- TASK DESCRIPTION
Copy nothing but the text: reproduce each line of the listing exactly and leave the pictures out.

Source records:
----------------------------------------

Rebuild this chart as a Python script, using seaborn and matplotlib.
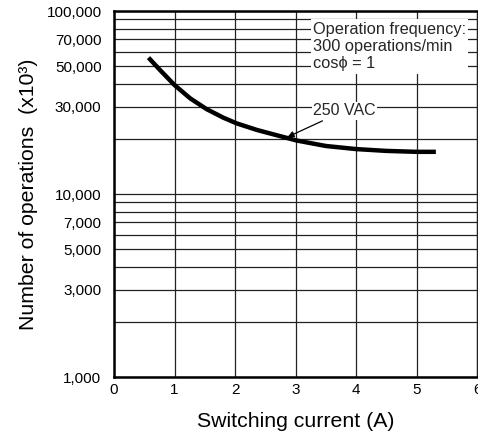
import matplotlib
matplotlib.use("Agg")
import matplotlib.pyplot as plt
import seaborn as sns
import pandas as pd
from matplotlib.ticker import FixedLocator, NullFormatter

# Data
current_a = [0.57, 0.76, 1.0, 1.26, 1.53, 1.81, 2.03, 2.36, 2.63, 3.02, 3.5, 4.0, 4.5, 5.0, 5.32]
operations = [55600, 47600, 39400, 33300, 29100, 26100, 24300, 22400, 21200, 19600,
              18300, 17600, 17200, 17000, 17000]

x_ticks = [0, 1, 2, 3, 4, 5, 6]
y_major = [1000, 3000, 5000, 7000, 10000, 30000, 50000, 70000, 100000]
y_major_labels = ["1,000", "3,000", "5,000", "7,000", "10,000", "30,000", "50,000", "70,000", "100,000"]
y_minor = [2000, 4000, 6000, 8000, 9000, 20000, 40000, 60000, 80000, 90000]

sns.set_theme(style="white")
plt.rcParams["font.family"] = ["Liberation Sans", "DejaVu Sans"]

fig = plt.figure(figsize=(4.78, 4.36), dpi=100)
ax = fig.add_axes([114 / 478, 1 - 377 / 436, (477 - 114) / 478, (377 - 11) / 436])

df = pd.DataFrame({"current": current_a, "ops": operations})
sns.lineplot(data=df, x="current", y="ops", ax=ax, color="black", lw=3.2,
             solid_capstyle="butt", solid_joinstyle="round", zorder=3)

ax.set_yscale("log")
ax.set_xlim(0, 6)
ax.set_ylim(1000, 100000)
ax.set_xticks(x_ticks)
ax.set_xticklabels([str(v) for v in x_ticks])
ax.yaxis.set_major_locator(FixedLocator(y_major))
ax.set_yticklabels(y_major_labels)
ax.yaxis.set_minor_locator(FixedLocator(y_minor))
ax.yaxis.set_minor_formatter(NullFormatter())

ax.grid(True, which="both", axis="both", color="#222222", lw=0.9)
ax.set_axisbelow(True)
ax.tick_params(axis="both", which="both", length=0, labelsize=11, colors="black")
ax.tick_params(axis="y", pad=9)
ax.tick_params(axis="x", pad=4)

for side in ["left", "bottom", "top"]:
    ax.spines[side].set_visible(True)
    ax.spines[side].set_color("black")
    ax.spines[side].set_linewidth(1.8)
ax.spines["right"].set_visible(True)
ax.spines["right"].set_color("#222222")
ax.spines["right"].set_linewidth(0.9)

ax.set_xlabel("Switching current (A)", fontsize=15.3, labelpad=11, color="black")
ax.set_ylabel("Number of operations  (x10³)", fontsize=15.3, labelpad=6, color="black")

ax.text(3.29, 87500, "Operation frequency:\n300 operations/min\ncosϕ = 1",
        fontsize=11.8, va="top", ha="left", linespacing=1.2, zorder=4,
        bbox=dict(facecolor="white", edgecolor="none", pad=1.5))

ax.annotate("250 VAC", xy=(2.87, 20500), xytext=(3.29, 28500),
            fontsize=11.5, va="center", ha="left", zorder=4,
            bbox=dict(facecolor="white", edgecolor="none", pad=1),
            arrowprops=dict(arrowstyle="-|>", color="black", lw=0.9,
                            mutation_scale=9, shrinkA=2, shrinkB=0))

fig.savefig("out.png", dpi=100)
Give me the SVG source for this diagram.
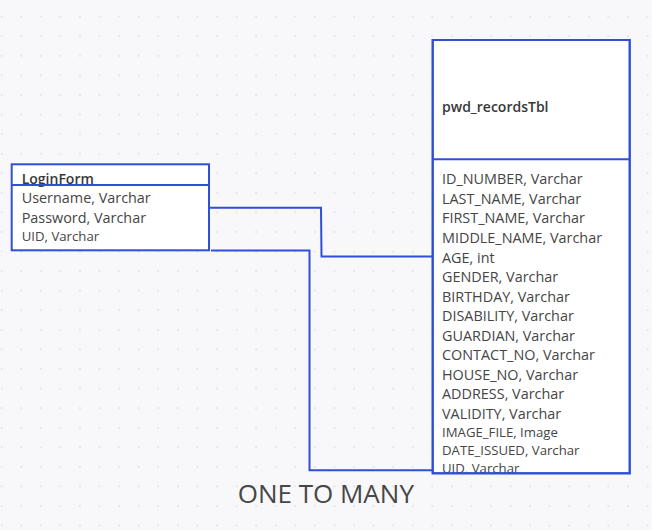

----------------------------------------

- SOLUTION FOR THIS TASK
Rebuild this chart as a Python script, using seaborn and matplotlib.
import matplotlib
matplotlib.use("Agg")
import matplotlib.pyplot as plt
import seaborn as sns
import pandas as pd
from matplotlib.ticker import FixedLocator, NullFormatter

# Data
current_a = [0.57, 0.76, 1.0, 1.26, 1.53, 1.81, 2.03, 2.36, 2.63, 3.02, 3.5, 4.0, 4.5, 5.0, 5.32]
operations = [55600, 47600, 39400, 33300, 29100, 26100, 24300, 22400, 21200, 19600,
              18300, 17600, 17200, 17000, 17000]

x_ticks = [0, 1, 2, 3, 4, 5, 6]
y_major = [1000, 3000, 5000, 7000, 10000, 30000, 50000, 70000, 100000]
y_major_labels = ["1,000", "3,000", "5,000", "7,000", "10,000", "30,000", "50,000", "70,000", "100,000"]
y_minor = [2000, 4000, 6000, 8000, 9000, 20000, 40000, 60000, 80000, 90000]

sns.set_theme(style="white")
plt.rcParams["font.family"] = ["Liberation Sans", "DejaVu Sans"]

fig = plt.figure(figsize=(4.78, 4.36), dpi=100)
ax = fig.add_axes([114 / 478, 1 - 377 / 436, (477 - 114) / 478, (377 - 11) / 436])

df = pd.DataFrame({"current": current_a, "ops": operations})
sns.lineplot(data=df, x="current", y="ops", ax=ax, color="black", lw=3.2,
             solid_capstyle="butt", solid_joinstyle="round", zorder=3)

ax.set_yscale("log")
ax.set_xlim(0, 6)
ax.set_ylim(1000, 100000)
ax.set_xticks(x_ticks)
ax.set_xticklabels([str(v) for v in x_ticks])
ax.yaxis.set_major_locator(FixedLocator(y_major))
ax.set_yticklabels(y_major_labels)
ax.yaxis.set_minor_locator(FixedLocator(y_minor))
ax.yaxis.set_minor_formatter(NullFormatter())

ax.grid(True, which="both", axis="both", color="#222222", lw=0.9)
ax.set_axisbelow(True)
ax.tick_params(axis="both", which="both", length=0, labelsize=11, colors="black")
ax.tick_params(axis="y", pad=9)
ax.tick_params(axis="x", pad=4)

for side in ["left", "bottom", "top"]:
    ax.spines[side].set_visible(True)
    ax.spines[side].set_color("black")
    ax.spines[side].set_linewidth(1.8)
ax.spines["right"].set_visible(True)
ax.spines["right"].set_color("#222222")
ax.spines["right"].set_linewidth(0.9)

ax.set_xlabel("Switching current (A)", fontsize=15.3, labelpad=11, color="black")
ax.set_ylabel("Number of operations  (x10³)", fontsize=15.3, labelpad=6, color="black")

ax.text(3.29, 87500, "Operation frequency:\n300 operations/min\ncosϕ = 1",
        fontsize=11.8, va="top", ha="left", linespacing=1.2, zorder=4,
        bbox=dict(facecolor="white", edgecolor="none", pad=1.5))

ax.annotate("250 VAC", xy=(2.87, 20500), xytext=(3.29, 28500),
            fontsize=11.5, va="center", ha="left", zorder=4,
            bbox=dict(facecolor="white", edgecolor="none", pad=1),
            arrowprops=dict(arrowstyle="-|>", color="black", lw=0.9,
                            mutation_scale=9, shrinkA=2, shrinkB=0))

fig.savefig("out.png", dpi=100)
Give me the SVG source for this diagram.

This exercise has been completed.